(Marignane) Loin du « bruit et de la fureur » de la présidentielle, la dirigeante de droite identitaire Marine Le Pen mène une campagne plutôt discrète en vue des élections législatives de juin en France, où son parti arriverait, selon les sondages, en troisième position.

Sa discrétion est telle que la finaliste de la présidentielle du 24 avril, battue par le président sortant Emmanuel Macron, a dû s’en justifier.

« Je suis là, je suis bien là. Je mène la bataille des législatives », a-t-elle assuré mardi sur un marché de Marignane, dans le sud de la France, où elle battait le pavé en faveur d’un candidat de son parti Rassemblement national (RN), anciennement le Front national.

Dans le même temps, la cheffe de file du RN assurait dans un quotidien local, La Provence, vouloir prendre « du recul ».

Depuis sa défaite à la présidentielle, battue comme en 2017 par Emmanuel Macron, Mme Le Pen semble s’être mise en retrait, à l’inverse du patron de la gauche radicale Jean-Luc Mélenchon qui, à la tête d’une coalition de partis de gauche, fait activement campagne dans l’espoir de devenir la première force d’opposition à Emmanuel Macron, et premier ministre par la même occasion.

Elle-même candidate aux élections législatives dans sa circonscription historique du nord de la France, Mme Le Pen est venue lundi et mardi soutenir les 16 candidats du RN dans les Bouches-du-Rhône (sud), qui abrite aussi la plus grosse fédération du parti.

La dirigeante a obtenu à la présidentielle ses meilleurs scores notamment sur le littoral méditerranéen.

Marine Le Pen prépare-t-elle une mise en retrait ? Elle ne cache pas qu’elle veut, à l’occasion du 50e anniversaire du Front national (devenu RN) à l’automne, « faire émerger une nouvelle élite » et que Jordan Bardella, l’actuel président par intérim du parti, lui « paraît très bien placé pour ce faire ».

Elle avait suggéré pendant la campagne présidentielle que son poulain pourrait être un jour candidat à l’Élysée.

Outre le fait qu’elle ne monte pas en première ligne, elle considère déjà qu’Emmanuel Macron gagnera les législatives des 12 et 19 juin.

« Je ne pars pas perdante, je pars en disant la vérité aux Français » et « même si ça devait nous coûter, cette droiture, nous en accepterions l’augure », a-t-elle expliqué récemment, considérant que son rival de gauche Jean-Luc Mélenchon « ment » quand il prétend pouvoir obtenir une majorité aux législatives et prendre les rênes du gouvernement.

« Absente »

« Une position qui se veut moralement louable, mais politiquement peu mobilisatrice », analyse Brice Teinturier, directeur général délégué d’Ipsos, dans le journal Le Monde.

« Ce n’est pas du tout comme 2017 où elle était complètement déprimée », rapporte un cadre.

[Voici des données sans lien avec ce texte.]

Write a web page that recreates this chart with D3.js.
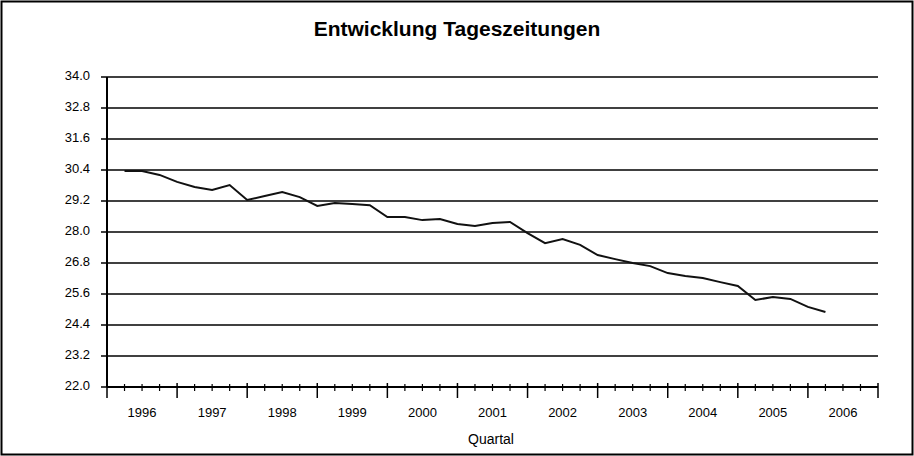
<!DOCTYPE html>
<html><head><meta charset="utf-8">
<script src="https://cdn.jsdelivr.net/npm/d3@7"></script>
<style>body{margin:0;background:#fff}svg{display:block;font-family:"Liberation Sans",Arial,sans-serif}</style>
</head><body>
<div id="chart"></div>
<script>
const years = ["1996","1997","1998","1999","2000","2001","2002","2003","2004","2005","2006"];
const yTicks = [22.0,23.2,24.4,25.6,26.8,28.0,29.2,30.4,31.6,32.8,34.0];
const values = [30.36,30.36,30.21,29.94,29.74,29.63,29.82,29.24,29.39,29.55,29.35,29.01,29.12,29.08,29.04,
  28.58,28.58,28.46,28.50,28.31,28.23,28.35,28.39,27.96,27.57,27.73,27.50,27.11,26.95,26.80,26.68,
  26.41,26.30,26.22,26.06,25.91,25.37,25.48,25.41,25.10,24.90];

const W = 914, H = 456;
const svg = d3.select("#chart").append("svg").attr("width", W).attr("height", H);
svg.append("rect").attr("x", 1.5).attr("y", 1.5).attr("width", W - 3).attr("height", H - 3)
  .attr("fill", "none").attr("stroke", "#000").attr("stroke-width", 2);

const x = d3.scaleLinear().domain([0, years.length * 4]).range([107, 878]);
const y = d3.scaleLinear().domain([22, 34]).range([387, 77]);

svg.selectAll(".grid").data(yTicks.slice(1)).enter().append("line")
  .attr("x1", 107).attr("x2", 878).attr("y1", d => y(d)).attr("y2", d => y(d))
  .attr("stroke", "#000").attr("stroke-width", 1.5);

svg.selectAll(".ylab").data(yTicks).enter().append("text")
  .attr("x", 90).attr("y", d => y(d)).attr("text-anchor", "end").attr("dominant-baseline", "middle")
  .attr("font-size", "13px").text(d => d.toFixed(1));
svg.selectAll(".ytick").data(yTicks).enter().append("line")
  .attr("x1", 101).attr("x2", 107).attr("y1", d => y(d)).attr("y2", d => y(d)).attr("stroke", "#000").attr("stroke-width", 1.5);

svg.append("line").attr("x1", 107).attr("x2", 107).attr("y1", 77).attr("y2", 387).attr("stroke", "#000").attr("stroke-width", 2);
svg.append("line").attr("x1", 107).attr("x2", 878).attr("y1", y(22)).attr("y2", y(22)).attr("stroke", "#000").attr("stroke-width", 2);

const ticks = d3.range(0, years.length * 4 + 1);
svg.selectAll(".xtick").data(ticks).enter().append("line")
  .attr("x1", d => x(d)).attr("x2", d => x(d))
  .attr("y1", d => d % 4 === 0 ? 383 : 384).attr("y2", d => d % 4 === 0 ? 398 : 391)
  .attr("stroke", "#000").attr("stroke-width", d => d % 4 === 0 ? 1.5 : 1.2);

svg.selectAll(".xlab").data(years).enter().append("text")
  .attr("x", (d, i) => x(i * 4 + 2)).attr("y", 414).attr("text-anchor", "middle").attr("dominant-baseline", "middle")
  .attr("font-size", "13px").text(d => d);

svg.append("path").datum(values)
  .attr("fill", "none").attr("stroke", "#111").attr("stroke-width", 2)
  .attr("d", d3.line().x((d, i) => x(i + 1)).y(d => y(d)));

svg.append("text").attr("x", 457).attr("y", 30).attr("text-anchor", "middle").attr("dominant-baseline", "middle")
  .attr("font-size", "21px").attr("font-weight", "bold").text("Entwicklung Tageszeitungen");
svg.append("text").attr("x", 491).attr("y", 440).attr("text-anchor", "middle").attr("dominant-baseline", "middle")
  .attr("font-size", "14px").text("Quartal");
</script>
</body></html>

Si « certains (au RN) sont pessimistes », « ils ne sabotent pas pour autant ». Simplement, « ils ne proposent rien pour gagner », car « ils trouvent que c’est trop dur », dit-il.

« Le colosse (RN) présidentiel a-t-il toujours des pieds d’argile aux législatives ? », se demande encore Brice Teinturier. En 2017, Marine Le Pen avait obtenu près de 34 % des voix au second tour de la présidentielle, mais seulement huit sièges aux législatives, pour beaucoup en raison du mode de scrutin majoritaire.

Cette fois, le parti de Marine Le Pen est crédité de 21 % d’intentions de vote aux législatives, selon Ipsos, ce qui lui permettrait d’obtenir de 20 à 45 sièges et de former un groupe (au moins 15 députés, NDLR), pour la première fois depuis 1986-1988.

Le parti présidentiel et la coalition de Jean-Luc Mélenchon sont eux au coude à coude à 27 %-28 %, selon ce sondage.

Certains d’aller voter, les électeurs de la fille de Jean-Marie Le Pen, leader historique du mouvement, sont bien identifiés : ils plébiscitent le pouvoir d’achat et l’immigration, rejettent autant Emmanuel Macron que Jean-Luc Mélenchon.

Pourtant Marine Le Pen est « très absente » des législatives, note M. Teinturier, alors que son électorat a besoin d’une « incarnation forte », pendant que M. Macron bénéficie de son statut de président et que M. Mélenchon suscite une dynamique avec son union des partis de gauche, la Nouvelle union populaire écologique et sociale (NUPES).

Si la gauche est rassemblée, Marine Le Pen, elle, n’entend pas s’allier avec Reconquête !, le parti de son ex-rival de la droite identitaire, Éric Zemmour, un refus désapprouvé par 42 % de ses électeurs. Et les deux forces se livrent une bataille acharnée dans le sud de la France où M. Zemmour a fait ses meilleurs scores.